RECORDS SHOWN >>

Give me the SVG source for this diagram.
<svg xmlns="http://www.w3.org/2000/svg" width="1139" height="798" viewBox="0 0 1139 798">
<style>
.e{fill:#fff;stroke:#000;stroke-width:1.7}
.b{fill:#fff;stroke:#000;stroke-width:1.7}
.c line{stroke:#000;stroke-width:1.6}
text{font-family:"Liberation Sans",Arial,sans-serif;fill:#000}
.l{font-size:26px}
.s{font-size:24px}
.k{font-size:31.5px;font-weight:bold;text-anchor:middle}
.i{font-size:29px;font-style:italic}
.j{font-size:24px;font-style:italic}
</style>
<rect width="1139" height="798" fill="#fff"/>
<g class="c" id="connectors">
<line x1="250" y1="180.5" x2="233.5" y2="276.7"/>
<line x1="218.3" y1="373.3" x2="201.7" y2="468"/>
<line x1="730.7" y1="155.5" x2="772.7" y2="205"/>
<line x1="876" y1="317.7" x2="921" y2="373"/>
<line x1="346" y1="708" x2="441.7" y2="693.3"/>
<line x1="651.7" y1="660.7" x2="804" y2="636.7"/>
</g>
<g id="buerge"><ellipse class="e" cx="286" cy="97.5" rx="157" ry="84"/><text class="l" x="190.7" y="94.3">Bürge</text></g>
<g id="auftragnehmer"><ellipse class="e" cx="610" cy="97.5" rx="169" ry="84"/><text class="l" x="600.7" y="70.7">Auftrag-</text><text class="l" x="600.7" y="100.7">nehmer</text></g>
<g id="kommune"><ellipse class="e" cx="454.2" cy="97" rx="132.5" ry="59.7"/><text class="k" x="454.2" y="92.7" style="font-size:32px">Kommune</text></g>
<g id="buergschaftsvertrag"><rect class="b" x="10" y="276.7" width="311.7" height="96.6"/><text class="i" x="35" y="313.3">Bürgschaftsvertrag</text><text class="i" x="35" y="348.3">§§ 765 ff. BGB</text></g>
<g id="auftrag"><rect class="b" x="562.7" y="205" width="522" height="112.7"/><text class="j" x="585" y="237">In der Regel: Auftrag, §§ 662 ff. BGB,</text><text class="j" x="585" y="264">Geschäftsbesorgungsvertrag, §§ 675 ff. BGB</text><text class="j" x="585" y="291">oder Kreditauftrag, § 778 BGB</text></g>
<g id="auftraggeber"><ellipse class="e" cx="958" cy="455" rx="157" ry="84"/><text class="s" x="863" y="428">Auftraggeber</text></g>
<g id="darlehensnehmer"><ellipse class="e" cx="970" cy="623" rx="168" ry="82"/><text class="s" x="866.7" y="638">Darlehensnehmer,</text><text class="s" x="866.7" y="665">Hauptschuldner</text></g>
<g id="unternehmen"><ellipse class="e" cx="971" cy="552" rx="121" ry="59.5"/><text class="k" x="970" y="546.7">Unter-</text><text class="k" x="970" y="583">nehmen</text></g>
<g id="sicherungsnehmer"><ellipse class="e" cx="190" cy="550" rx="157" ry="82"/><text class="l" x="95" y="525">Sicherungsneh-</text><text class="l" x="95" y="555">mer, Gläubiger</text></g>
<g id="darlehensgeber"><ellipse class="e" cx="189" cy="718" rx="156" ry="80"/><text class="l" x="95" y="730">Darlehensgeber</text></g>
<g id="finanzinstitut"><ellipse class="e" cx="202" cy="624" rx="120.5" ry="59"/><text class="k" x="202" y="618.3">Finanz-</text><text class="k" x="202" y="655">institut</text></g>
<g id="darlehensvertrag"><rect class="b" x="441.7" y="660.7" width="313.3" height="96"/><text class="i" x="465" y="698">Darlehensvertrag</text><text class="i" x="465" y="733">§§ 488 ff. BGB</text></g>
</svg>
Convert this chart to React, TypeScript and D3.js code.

EXERCISE TASK >> Copy each record from above without leaving any out.

RESULT >>
Give me the SVG source for this diagram.
<svg xmlns="http://www.w3.org/2000/svg" width="1139" height="798" viewBox="0 0 1139 798">
<style>
.e{fill:#fff;stroke:#000;stroke-width:1.7}
.b{fill:#fff;stroke:#000;stroke-width:1.7}
.c line{stroke:#000;stroke-width:1.6}
text{font-family:"Liberation Sans",Arial,sans-serif;fill:#000}
.l{font-size:26px}
.s{font-size:24px}
.k{font-size:31.5px;font-weight:bold;text-anchor:middle}
.i{font-size:29px;font-style:italic}
.j{font-size:24px;font-style:italic}
</style>
<rect width="1139" height="798" fill="#fff"/>
<g class="c" id="connectors">
<line x1="250" y1="180.5" x2="233.5" y2="276.7"/>
<line x1="218.3" y1="373.3" x2="201.7" y2="468"/>
<line x1="730.7" y1="155.5" x2="772.7" y2="205"/>
<line x1="876" y1="317.7" x2="921" y2="373"/>
<line x1="346" y1="708" x2="441.7" y2="693.3"/>
<line x1="651.7" y1="660.7" x2="804" y2="636.7"/>
</g>
<g id="buerge"><ellipse class="e" cx="286" cy="97.5" rx="157" ry="84"/><text class="l" x="190.7" y="94.3">Bürge</text></g>
<g id="auftragnehmer"><ellipse class="e" cx="610" cy="97.5" rx="169" ry="84"/><text class="l" x="600.7" y="70.7">Auftrag-</text><text class="l" x="600.7" y="100.7">nehmer</text></g>
<g id="kommune"><ellipse class="e" cx="454.2" cy="97" rx="132.5" ry="59.7"/><text class="k" x="454.2" y="92.7" style="font-size:32px">Kommune</text></g>
<g id="buergschaftsvertrag"><rect class="b" x="10" y="276.7" width="311.7" height="96.6"/><text class="i" x="35" y="313.3">Bürgschaftsvertrag</text><text class="i" x="35" y="348.3">§§ 765 ff. BGB</text></g>
<g id="auftrag"><rect class="b" x="562.7" y="205" width="522" height="112.7"/><text class="j" x="585" y="237">In der Regel: Auftrag, §§ 662 ff. BGB,</text><text class="j" x="585" y="264">Geschäftsbesorgungsvertrag, §§ 675 ff. BGB</text><text class="j" x="585" y="291">oder Kreditauftrag, § 778 BGB</text></g>
<g id="auftraggeber"><ellipse class="e" cx="958" cy="455" rx="157" ry="84"/><text class="s" x="863" y="428">Auftraggeber</text></g>
<g id="darlehensnehmer"><ellipse class="e" cx="970" cy="623" rx="168" ry="82"/><text class="s" x="866.7" y="638">Darlehensnehmer,</text><text class="s" x="866.7" y="665">Hauptschuldner</text></g>
<g id="unternehmen"><ellipse class="e" cx="971" cy="552" rx="121" ry="59.5"/><text class="k" x="970" y="546.7">Unter-</text><text class="k" x="970" y="583">nehmen</text></g>
<g id="sicherungsnehmer"><ellipse class="e" cx="190" cy="550" rx="157" ry="82"/><text class="l" x="95" y="525">Sicherungsneh-</text><text class="l" x="95" y="555">mer, Gläubiger</text></g>
<g id="darlehensgeber"><ellipse class="e" cx="189" cy="718" rx="156" ry="80"/><text class="l" x="95" y="730">Darlehensgeber</text></g>
<g id="finanzinstitut"><ellipse class="e" cx="202" cy="624" rx="120.5" ry="59"/><text class="k" x="202" y="618.3">Finanz-</text><text class="k" x="202" y="655">institut</text></g>
<g id="darlehensvertrag"><rect class="b" x="441.7" y="660.7" width="313.3" height="96"/><text class="i" x="465" y="698">Darlehensvertrag</text><text class="i" x="465" y="733">§§ 488 ff. BGB</text></g>
</svg>
Convert this chart to React, TypeScript and D3.js code.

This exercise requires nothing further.